04/12/2013 – Leggete un po’ in giro le “recensioni” nei confronti dei candidati alla segreteria del PD dopo il dibattito di venerdì scorso una critica è apparsa ricorrente nei confronti di Gianni Cuperlo: non rispetta i “tempi televisivi” perché aveva la tendenza a sforare i 90 secondi che venivano concessi per rispondere alle domande del conduttore.
Sono tanti o pochi 90 secondi? e 140 caratteri di Twitter? quelli sono tanti o pochi? Perché sono questi i tempi e i confini della politica quotidiana e su questo ci tocca riflettere. Nel suo saggio “Videopolitica” (1989) Giovanni Sartori notava come nell’arco di pochi anni i c.d. “sound bite” (frasi a effetto) dei politici americani siano passati da 45 secondi a 10 e come questo elevato grado di genericità renda le elezioni “sistemi d’azzardo ad altissimo rischio disselettivo”.
90 secondi per certi versi riescono quindi ancora a consentire l’articolazione di un concetto complesso, almeno all’apparenza. Però sono comunque pochi per una analisi realmente profonda. E questa è la contraddizione maggiore della comunicazione politica dei nostri tempi: nel corso degli anni (anzi, dei decenni) la qualità e profondità delle questioni politiche è andata facendosi via via più complessa e problematica, mentre parallelamente è aumentato in livello di velocità e genericità nell’informazione. Questo ha portato a un crescente gap tra le doti dello statista e quelle del comunicatore a tutto svantaggio della qualità intellettuale della proposta, sacrificata sull’altare della sinteticità.
Pensiamo ad un Aldo Moro, con il suo periodare raffinato, complesso e talvolta contorto, trasportato ai tempi di Twitter. Costretto a sintetizzare le sue “convergenze parallele” in pochi secondi o pochi caratteri. O Enrico Berlinguer con la storica frase sull’Urss pronunciata nel 1982 (“la spinta propulsiva della Rivoluzione Sovietica si è esaurita”). Immaginiamoci questi statisti, con la loro struttura mentale elegante e intricata costretti a tratteggiare arcane geometrie politiche al pubblico-elettore dei nostri giorni…

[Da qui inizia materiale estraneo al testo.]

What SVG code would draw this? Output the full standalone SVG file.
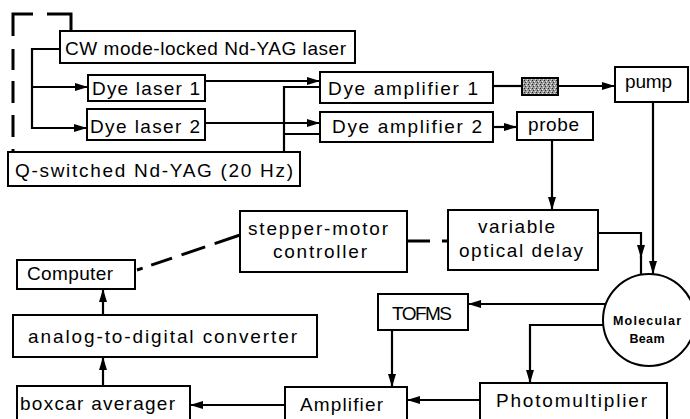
<svg xmlns="http://www.w3.org/2000/svg" width="690" height="419" viewBox="0 0 690 419">
  <style>
    .box { fill: #fff; stroke: #000; stroke-width: 2; }
    .wire { fill: none; stroke: #000; stroke-width: 2.2; }
    .dash { fill: none; stroke: #000; stroke-width: 3; }
    .lbl { font-family: "Liberation Sans", "DejaVu Sans", sans-serif; font-size: 19px; fill: #000; }
    .sm { font-family: "Liberation Sans", "DejaVu Sans", sans-serif; font-size: 12.5px; font-weight: bold; fill: #000; text-anchor: middle; }
  </style>
  <defs>
    <marker id="arr" markerUnits="userSpaceOnUse" markerWidth="14" markerHeight="10" refX="13" refY="5" orient="auto">
      <path d="M0,1 L13,5 L0,9 Z" fill="#000"/>
    </marker>
    <pattern id="grain" width="4" height="4" patternUnits="userSpaceOnUse">
      <rect width="4" height="4" fill="#9a9a9a"/>
      <rect x="0" y="0" width="1" height="1" fill="#222"/>
      <rect x="2" y="1" width="1" height="1" fill="#eee"/>
      <rect x="1" y="2" width="1" height="1" fill="#333"/>
      <rect x="3" y="3" width="1" height="1" fill="#ddd"/>
    </pattern>
  </defs>

  <rect width="690" height="419" fill="#fff"/>

  <!-- connectors -->
  <g id="connectors">
    <!-- dashed trigger link from the Q-switched laser to the CW laser -->
    <path class="dash" d="M13,36 V14 H33 M47,14 H71 V31 M13,49 V70 M13,81 V103 M13,115 V137 M13,149 V152"/>
    <!-- CW laser feeding both dye lasers -->
    <path class="wire" d="M60,49 H32 V128 H87" marker-end="url(#arr)"/>
    <path class="wire" d="M32,87 H88" marker-end="url(#arr)"/>
    <!-- dye lasers to amplifiers -->
    <path class="wire" d="M205,81 H320" marker-end="url(#arr)"/>
    <path class="wire" d="M205,123 H320" marker-end="url(#arr)"/>
    <!-- Q-switched pump into amplifiers -->
    <path class="wire" d="M284,152 V87 H320 M284,134 H320"/>
    <!-- amplifier 1 through filter to pump -->
    <path class="wire" d="M493,86 H522"/>
    <path class="wire" d="M558,86 H615" marker-end="url(#arr)"/>
    <!-- amplifier 2 to probe -->
    <path class="wire" d="M493,127 H517" marker-end="url(#arr)"/>
    <!-- probe to delay line -->
    <path class="wire" d="M552,140 V210" marker-end="url(#arr)"/>
    <!-- pump to molecular beam -->
    <path class="wire" d="M653,102 V274" marker-end="url(#arr)"/>
    <!-- delay line to molecular beam -->
    <path class="wire" d="M598,233 H641 V258" marker-end="url(#arr)"/>
    <path class="wire" d="M641,256 V276"/>
    <!-- molecular beam to detectors -->
    <path class="wire" d="M606,304 H468" marker-end="url(#arr)"/>
    <path class="wire" d="M605,325 H530 V383" marker-end="url(#arr)"/>
    <!-- detectors to amplifier -->
    <path class="wire" d="M392,330 V387" marker-end="url(#arr)"/>
    <path class="wire" d="M480,400 H407" marker-end="url(#arr)"/>
    <!-- signal chain to computer -->
    <path class="wire" d="M285,405 H190" marker-end="url(#arr)"/>
    <path class="wire" d="M103,386 V357" marker-end="url(#arr)"/>
    <path class="wire" d="M103,315 V289" marker-end="url(#arr)"/>
    <!-- control links -->
    <path class="dash" d="M137,270 L240,235" stroke-dasharray="6 9 22 10 25 10 30"/>
    <path class="dash" d="M407,241 H430 M442,241 H448"/>
  </g>

  <!-- nodes -->
  <g id="cw-laser">
    <rect class="box" x="60" y="31" width="295" height="32"/>
    <text class="lbl" x="65" y="55" textLength="281">CW mode-locked Nd-YAG laser</text>
  </g>
  <g id="dye-laser-1">
    <rect class="box" x="88" y="75" width="117" height="26"/>
    <text class="lbl" x="92" y="95" textLength="108">Dye laser 1</text>
  </g>
  <g id="dye-laser-2">
    <rect class="box" x="87" y="109" width="118" height="31"/>
    <text class="lbl" x="90" y="133" textLength="110">Dye laser 2</text>
  </g>
  <g id="q-switched">
    <rect class="box" x="8" y="152" width="292" height="34"/>
    <text class="lbl" x="15" y="177" textLength="278">Q-switched  Nd-YAG (20 Hz)</text>
  </g>
  <g id="dye-amp-1">
    <rect class="box" x="320" y="72" width="173" height="31"/>
    <text class="lbl" x="328" y="95" textLength="150">Dye amplifier 1</text>
  </g>
  <g id="dye-amp-2">
    <rect class="box" x="320" y="112" width="173" height="30"/>
    <text class="lbl" x="332" y="133" textLength="150">Dye amplifier 2</text>
  </g>
  <g id="filter">
    <rect x="522" y="78" width="36" height="17" fill="url(#grain)" stroke="#000" stroke-width="2"/>
  </g>
  <g id="pump">
    <rect class="box" x="615" y="67" width="73" height="35"/>
    <text class="lbl" x="625" y="88" textLength="47">pump</text>
  </g>
  <g id="probe">
    <rect class="box" x="517" y="112" width="76" height="28"/>
    <text class="lbl" x="528" y="131" textLength="51">probe</text>
  </g>
  <g id="optical-delay">
    <rect class="box" x="448" y="210" width="150" height="60"/>
    <text class="lbl" x="478" y="233" textLength="77">variable</text>
    <text class="lbl" x="459" y="257" textLength="124">optical delay</text>
  </g>
  <g id="stepper-controller">
    <rect class="box" x="240" y="211" width="167" height="61"/>
    <text class="lbl" x="248" y="235" textLength="140">stepper-motor</text>
    <text class="lbl" x="273" y="258" textLength="94">controller</text>
  </g>
  <g id="computer">
    <rect class="box" x="17" y="260" width="118" height="29"/>
    <text class="lbl" x="27" y="280" textLength="86">Computer</text>
  </g>
  <g id="adc">
    <rect class="box" x="13" y="315" width="304" height="42"/>
    <text class="lbl" x="28" y="343" textLength="269">analog-to-digital converter</text>
  </g>
  <g id="boxcar">
    <rect class="box" x="17" y="386" width="173" height="40"/>
    <text class="lbl" x="20" y="410" textLength="155">boxcar averager</text>
  </g>
  <g id="amplifier">
    <rect class="box" x="285" y="387" width="122" height="40"/>
    <text class="lbl" x="300" y="411" textLength="83">Amplifier</text>
  </g>
  <g id="photomultiplier">
    <rect class="box" x="480" y="383" width="187" height="44"/>
    <text class="lbl" x="496" y="407" textLength="151">Photomultiplier</text>
  </g>
  <g id="tofms">
    <rect class="box" x="378" y="294" width="90" height="36"/>
    <text class="lbl" x="392" y="320" textLength="60">TOFMS</text>
  </g>
  <g id="molecular-beam">
    <circle cx="649" cy="320" r="46" fill="#fff" stroke="#000" stroke-width="2"/>
    <text class="sm" x="647" y="325" textLength="68">Molecular</text>
    <text class="sm" x="647" y="343" textLength="35">Beam</text>
  </g>
</svg>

Indietro non si torna, ovviamente, ma chiedersi “è un bene”? non è sbagliato. E’ un bene essere costretti a svilire concetti complessi? E’ un bene che la superficialità sia più pagante elettoralmente della complessità? ed esiste la possibilità di un punto di equilibrio tra banalizzazione e pedanteria? Sintetizzare la riforma del welfare, le politiche europee, la legge elettorale o l’idea di democrazia in pochi secondi senza per questo sacrificare l’essenza della propria proposta è possibile? Probabilmente no, probabilmente il politico deve abituarsi ad attivare la parte del cervello più sensibile alle emozioni, piuttosto che quella più legata ai ragionamenti complessi. Nel suo “Political Brain” (2007) Drew Westen si è sforzato di dimostrare come il consenso sia legato alle emozioni più che all’approfondimento analitico e come questa operazione riesca particolarmente difficile per i politici di sinistra, meno a loro agio quando si tratta di passare dall’analisi un po’ saccente alla dimensione empatica e – in fondo – anche questo aspetto era evidenziato nel “Perché siamo antipatici” (2005) testo che Luca Ricolfi ha dedicato al “complesso dei migliori” che anima la sinistra nostrana.
Insomma, il raffinato Cuperlo, così colto, così elegante, così evidentemente fuori posto elevato a simbolo del “politico sbagliato” dal punto di vista comunicativo e con lui tutta la parte politica che rappresenta. Ma in fondo – come mi ha detto un giorno un mio professore – non può che essere così: “la sinistra europea deriva dall’illuminismo e dal razionalismo, quindi non può che essere fredda e cerebrale… le emozioni non fanno per lei”.